⟨

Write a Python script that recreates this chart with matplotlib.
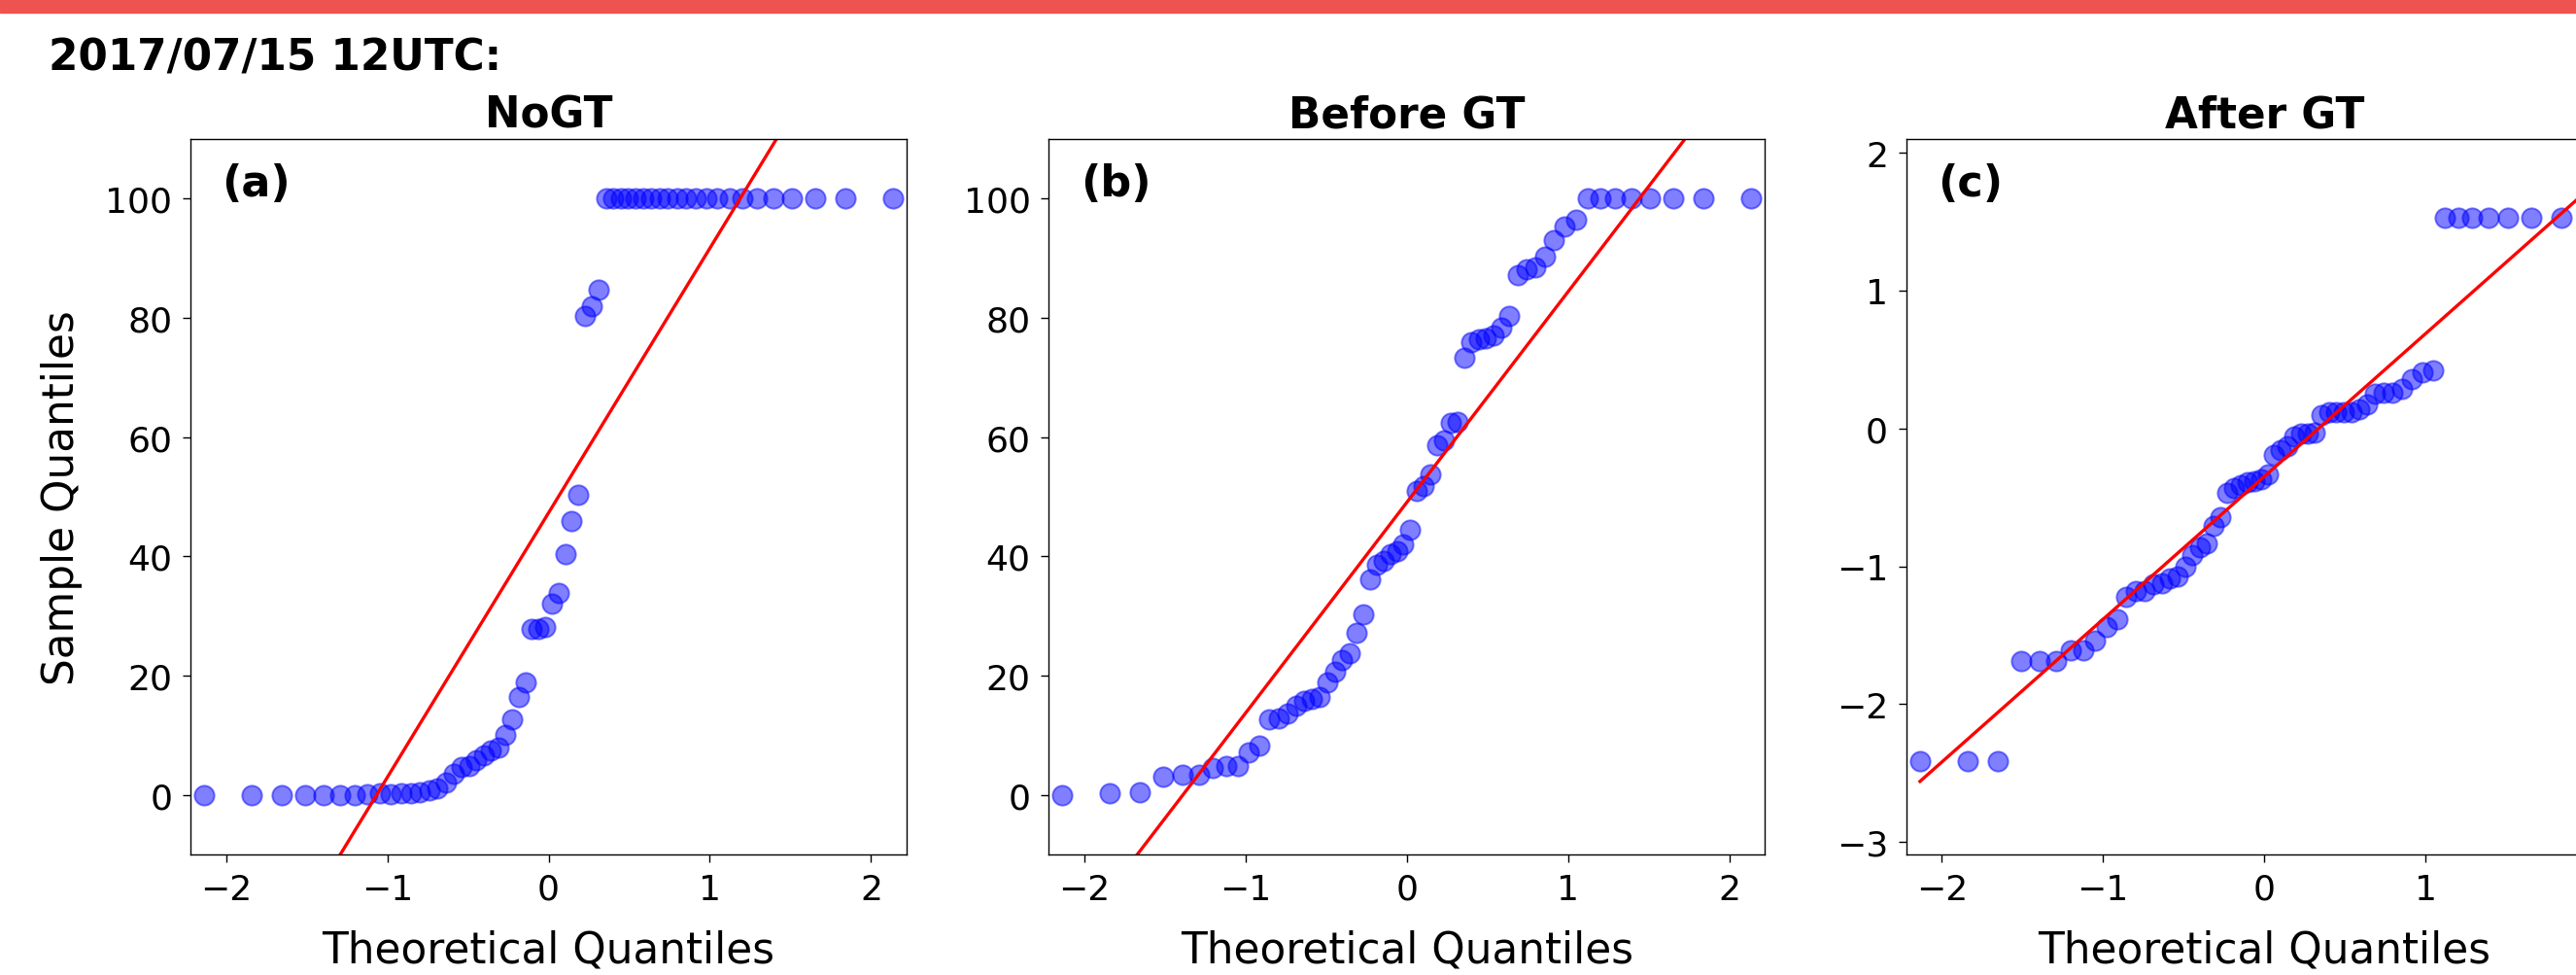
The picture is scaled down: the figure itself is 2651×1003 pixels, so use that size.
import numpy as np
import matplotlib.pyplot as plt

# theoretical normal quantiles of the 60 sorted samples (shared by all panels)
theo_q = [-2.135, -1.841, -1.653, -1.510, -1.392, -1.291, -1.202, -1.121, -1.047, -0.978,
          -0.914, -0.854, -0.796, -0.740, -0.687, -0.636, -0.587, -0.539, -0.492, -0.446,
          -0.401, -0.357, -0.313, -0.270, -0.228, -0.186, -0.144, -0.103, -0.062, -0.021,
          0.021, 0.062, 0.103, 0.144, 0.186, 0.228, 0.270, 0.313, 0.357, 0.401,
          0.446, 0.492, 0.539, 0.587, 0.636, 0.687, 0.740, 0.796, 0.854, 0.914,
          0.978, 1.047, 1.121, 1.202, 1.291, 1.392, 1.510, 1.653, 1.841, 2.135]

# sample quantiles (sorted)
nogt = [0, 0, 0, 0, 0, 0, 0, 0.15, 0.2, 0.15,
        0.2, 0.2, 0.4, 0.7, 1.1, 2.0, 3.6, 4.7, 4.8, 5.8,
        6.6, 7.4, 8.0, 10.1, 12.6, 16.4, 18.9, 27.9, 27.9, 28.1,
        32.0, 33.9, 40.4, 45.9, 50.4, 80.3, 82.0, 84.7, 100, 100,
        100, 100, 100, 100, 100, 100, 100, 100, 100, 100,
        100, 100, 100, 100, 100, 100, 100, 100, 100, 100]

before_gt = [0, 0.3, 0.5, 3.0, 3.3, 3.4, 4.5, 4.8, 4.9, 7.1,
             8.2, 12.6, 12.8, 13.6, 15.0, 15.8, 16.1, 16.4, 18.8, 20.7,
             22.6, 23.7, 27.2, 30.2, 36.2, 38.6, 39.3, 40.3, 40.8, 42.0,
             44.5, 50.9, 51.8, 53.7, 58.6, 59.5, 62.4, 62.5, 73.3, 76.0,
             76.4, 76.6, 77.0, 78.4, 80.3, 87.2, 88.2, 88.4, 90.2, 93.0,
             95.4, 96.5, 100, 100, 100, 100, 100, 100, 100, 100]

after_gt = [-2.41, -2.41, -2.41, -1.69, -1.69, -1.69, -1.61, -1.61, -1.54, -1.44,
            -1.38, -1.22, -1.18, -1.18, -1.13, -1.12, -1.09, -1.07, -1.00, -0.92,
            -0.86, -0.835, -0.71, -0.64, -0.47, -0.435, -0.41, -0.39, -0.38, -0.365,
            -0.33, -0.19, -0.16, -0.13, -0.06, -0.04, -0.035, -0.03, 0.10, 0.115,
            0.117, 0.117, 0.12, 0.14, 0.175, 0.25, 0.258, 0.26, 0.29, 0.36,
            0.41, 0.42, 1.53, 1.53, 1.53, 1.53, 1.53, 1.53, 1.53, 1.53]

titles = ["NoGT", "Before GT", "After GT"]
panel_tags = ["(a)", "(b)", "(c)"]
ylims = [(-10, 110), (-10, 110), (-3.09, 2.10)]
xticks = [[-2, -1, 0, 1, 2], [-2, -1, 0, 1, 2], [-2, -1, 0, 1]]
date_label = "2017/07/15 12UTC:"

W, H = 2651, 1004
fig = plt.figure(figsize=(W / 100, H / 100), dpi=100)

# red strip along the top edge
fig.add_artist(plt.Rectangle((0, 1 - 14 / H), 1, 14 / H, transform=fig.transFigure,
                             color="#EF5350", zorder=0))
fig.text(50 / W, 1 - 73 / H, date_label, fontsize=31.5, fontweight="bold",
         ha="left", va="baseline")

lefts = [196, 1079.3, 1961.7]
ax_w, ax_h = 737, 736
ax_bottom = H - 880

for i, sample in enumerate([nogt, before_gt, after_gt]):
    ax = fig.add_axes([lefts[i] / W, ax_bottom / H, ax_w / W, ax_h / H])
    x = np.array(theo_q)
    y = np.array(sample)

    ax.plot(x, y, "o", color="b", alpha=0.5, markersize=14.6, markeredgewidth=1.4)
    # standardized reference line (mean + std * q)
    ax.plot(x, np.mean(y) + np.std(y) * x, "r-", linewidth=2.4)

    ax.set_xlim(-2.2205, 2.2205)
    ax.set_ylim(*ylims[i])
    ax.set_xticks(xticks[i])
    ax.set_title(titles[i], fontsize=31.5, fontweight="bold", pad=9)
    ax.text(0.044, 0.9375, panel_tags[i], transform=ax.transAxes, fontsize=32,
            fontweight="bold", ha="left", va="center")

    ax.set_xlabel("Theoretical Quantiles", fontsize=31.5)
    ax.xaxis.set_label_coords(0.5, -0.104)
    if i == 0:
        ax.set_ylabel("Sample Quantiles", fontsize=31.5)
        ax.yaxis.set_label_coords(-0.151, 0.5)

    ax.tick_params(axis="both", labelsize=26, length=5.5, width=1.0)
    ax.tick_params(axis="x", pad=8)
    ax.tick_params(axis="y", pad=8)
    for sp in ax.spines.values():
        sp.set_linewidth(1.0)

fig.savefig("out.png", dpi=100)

⟩

Exercise goal: Reproduce exactly the lines from the one containing "The picture is" through the one containing "import matplotlib.pyplot as plt", inclusive, and nothing else.

Exercise result:
The picture is scaled down: the figure itself is 2651×1003 pixels, so use that size.
import numpy as np
import matplotlib.pyplot as plt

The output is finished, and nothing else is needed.